The Pure AI editors asked Dr. James McCaffrey from Microsoft Research to put together a concrete example of text summarization, with an explanation intended for people who are not computer programmers -- and with an emphasis on the implications for a business that wants to implement a text summarization model.

Two Different Approaches for Text Summarization
One approach for performing text summarization is to use an AI service such as Microsoft Azure or Google Cloud Services or Amazon SageMaker. This is a high-level approach and has the advantage of being relatively easy to use.

The five main disadvantages of using an AI service are:

Doing so locks you into the service company's ecosystem to a great extent
It's difficult to customize the text summarization service for specialized scenarios
Security can be an issue if sensitive information is being summarized
AI services are mostly black-box systems where it's often difficult or impossible to know what the system is doing
A summarization service can be pricey if large numbers of documents must be summarized

A second approach for doing text summarization is to write in-house computer programs to do so. This approach gives maximum flexibility but requires in-house programming expertise or the use of a vendor with programming expertise.

The remainder of this article illustrates the business implications of text summarization by presenting demo code. But no programming knowledge is needed to follow along.

A Demo Program
An example of a text summarization program is shown in Figure 1. The example uses the first four paragraphs of the Wikipedia article on World War I as the input to summarize. The input has 558 words. The summarization produced by the demo program is:

[{'summary_text': ' World War I or the First World War (28 July 1914 - 11 November 1918) was a global conflict between the Allies (or Entente) and the Central Powers . Fighting took place mainly in Europe and the Middle East, as well as parts of Africa and the Asia-Pacific . The causes of the conflict included the rise of Germany and decline of the Ottoman Empire, which disturbed the balance of power in place for most of the 19th century .'}]

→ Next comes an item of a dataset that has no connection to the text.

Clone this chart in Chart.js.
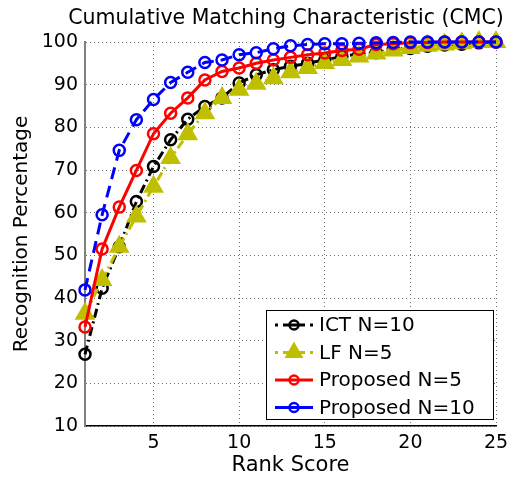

[Click on image for larger view.] Figure 1: Text Summarization Program Using a Pretrained Model Is Easy

The demo program is remarkably short:
# hf_summarization_demo_ww1.py
# Anaconda 2023.09-0  Python 3.11.5  PyTorch 2.1.2+cpu 
# transformers 4.32.3

from transformers import pipeline

print("Begin text summarization demo ")
print("Using HF pipeline with pretrained model approach ")
article = '''World War I or . . (etc.) . . World War II in 1939.'''
print("Source text: ")
print(article)
model_id = "sshleifer/distilbart-cnn-12-6"
print("Using pretrained model: " + model_id)
summarizer = pipeline("summarization", model=model_id)
summary_text = summarizer(article, max_length=120,
  min_length=20, do_sample=False)
print("Summary: ")
print(summary_text)
print("End demo ")
The program is written using the Python language, which is the de facto standard for AI programs. Writing any natural language program from absolute scratch is possible, but not practical. The demo uses an open-source platform called HuggingFace. (The weird name is related to the company's origins as a social media company).

HuggingFace maintains thousands of pretrained natural language models. The demo leverages the distilbart-cnn-12-6 model, which consists of DistilBART, a base large language model derived ("distilled") from the BART model ("Bidirectional Auto-Regressive Transformers"), which is a model that is amenable to text summarization. The DistilBART language model was fine-tuned on the CNN DailyMail dataset, which consists of roughly 300,000 new articles and their summaries. The demo specifies that the summary should have at least 20 characters but no more than 120 characters.

To recap: The BART large language model understands basic English grammar and can be trained to learn how to do text summarization. BART has 406 million parameters. DistilBART is a reduced version of BART that has about 240 million parameters. The distilbart-cnn-12-6 model is the result of fine-tuning DistilBART by feeding it 300,000 news articles and their summaries, so that the model knows how to perform text summarization.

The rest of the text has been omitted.